- Full name: Solange Marie Christine Louise de Labriffe
- Other names: Solange de Labriffe; Solange de Noailles;
- Born: 5 April 1898 Amiens, France
- Died: 3 November 1976 (aged 78) Paris, France
- Buried: Château de Maintenon
- Noble family: Labriffe [fr] (by birth); Noailles (by marriage);
- Spouse: Jean Maurice Paul Jules de Noailles ​ ​(m. 1919; died 1945)​
- Issue: Geneviève de Noailles; Adrien Maurice de Noailles;
- Father: Camille de Labriffe
- Mother: Anne-Marie de Vassart d'Hozier
- Occupation: Journalist; fashion editor;

= Solange d'Ayen =

French noblewoman and journalist (1898–1976)

Solange Marie Christine Louise de Labriffe, Duchess of Ayen (5 April 1898 – 3 November 1976), known professionally as Solange d'Ayen, Solange de Noailles, and Solange de Labriffe, was a French noblewoman and journalist, known for being the fashion editor of French Vogue magazine from the 1920s until the 1940s. She also wrote for American Vogue. She was born into the House of Labriffe and was named Duchess of Ayen by marrying Jean Maurice Paul Jules de Noailles, the 6th Duke of Ayen in 1919, with whom she had two children.

She survived imprisonment under the Nazi regime in occupied France after being arrested by the Nazis in 1942. She died in Paris on 3 November 1976 at the age of 78.

==Early life==
Solange Marie Christine Louise de Labriffe was born in Amiens, in northern France, on 5 April 1898. Born into the House of Labriffe, her father was Camille, Count of Labriffe, and her mother was Countess Anne-Marie Vassart d'Hozier. She had an older sister, Marie de Labriffe (1893–1985).

==Career==
In the late 1920s, Solange started working as a fashion consultant and later became the fashion editor of French Vogue magazine under the name Solange de Noailles. By October 1928, she was signing her articles as Solange d'Ayen. She also wrote for American Vogue. Irish journalist Carmel Snow, who was working for Vogue at that time, said of Solange: "she was the person I most wanted at that time to fashion myself on". Solange was well-connected in the Paris social circle known as "le tout Paris" and introduced Snow to several members of the Paris elite.

In 1935, she helped Vogue editor-in-chief Edna Woolman Chase persuade French painter Christian Bérard – a close friend of hers – to work for the magazine as a fashion illustrator.

She worked as a fashion editor of French Vogue until the 1940s. In 1949, she was managing the fashion house of Robert Piguet.

In 1951, she became an editor of Maison & Jardin magazine.

Towards the end of her life, she was known as Solange de Labriffe.

==Personal life==
===Relationships===
Solange married Jean Maurice Paul Jules de Noailles, the 6th Duke of Ayen, on 16 June 1919 and was named Duchess of Ayen.
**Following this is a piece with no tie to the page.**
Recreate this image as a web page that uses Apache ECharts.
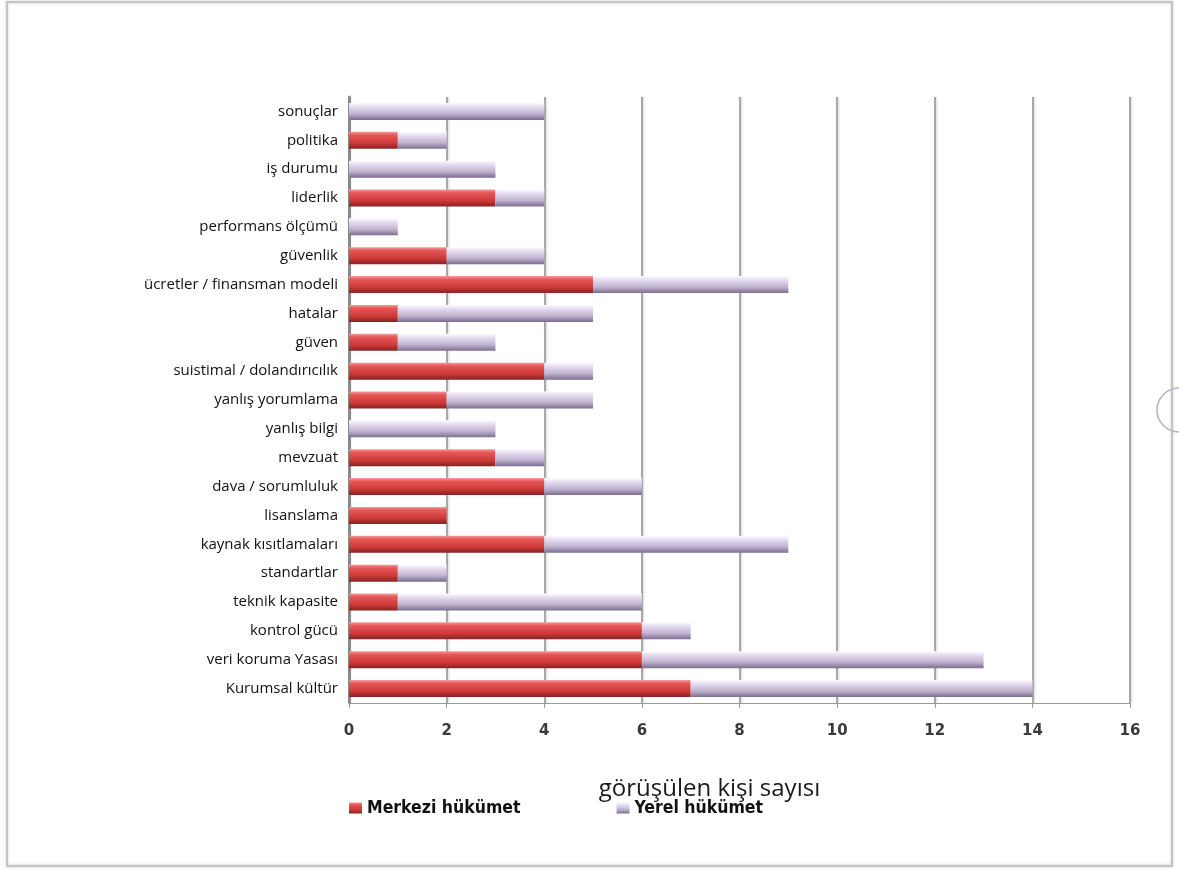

They lived at the Château de Maintenon and had two children; a daughter, Geneviève Hélène Anne Marie Yolande de Noailles (1921–1998), and a son, Adrien Maurice Edmond Marie Camille de Noailles (1925–1944), a soldier who died in Rupt-sur-Moselle during World War II at the age of 19.

She was a close friend of several artists such as French fashion designer Coco Chanel, Swiss fashion designer Robert Piguet, French painter Christian Bérard, and American photographer Lee Miller.

===Imprisonment during World War II===
Her husband, Jean de Noailles, was a member of the French Resistance during World War II and was arrested by the Gestapo on 22 January 1942, as a result of an anonymous denunciation. He died at the Bergen-Belsen concentration camp on 14 April 1945, a few days before the end of the war. Solange was also arrested by the Nazis in 1942 and sent to the Fresnes Prison, while her family and friends such as Miller were unaware of what had happened to her. Solange was said to be "a shadow of herself" when Miller found her after the war. In 1952, the Paris military court sentenced Suzanne Provost, a Gestapo collaborator accused of having denounced Jean de Noailles, to 20 years of imprisonment. In 1954, Solange formally accused SS officer Helmut Knochen of having kidnapped her husband. Knochen was sentenced to death by a Parisian military tribunal in 1954, but was later pardoned by President de Gaulle and released in 1962.

French fashion designer Hubert de Givenchy, who had met Solange while he was working as an apprentice of Robert Piguet, described her as a "great beauty", who had "classic taste", and said that she always wore black because she had lost her husband and son in the war.

==Death==
Solange died in Paris at the age of 78 on 3 November 1976. She was buried at the Château de Maintenon in France.

==In popular culture==
In 1939, French composer Francis Poulenc dedicated his song "Fleurs" to Solange.

In 2023, Solange was portrayed by French actress Marion Cotillard in the Lee Miller biopic Lee, directed by American filmmaker Ellen Kuras.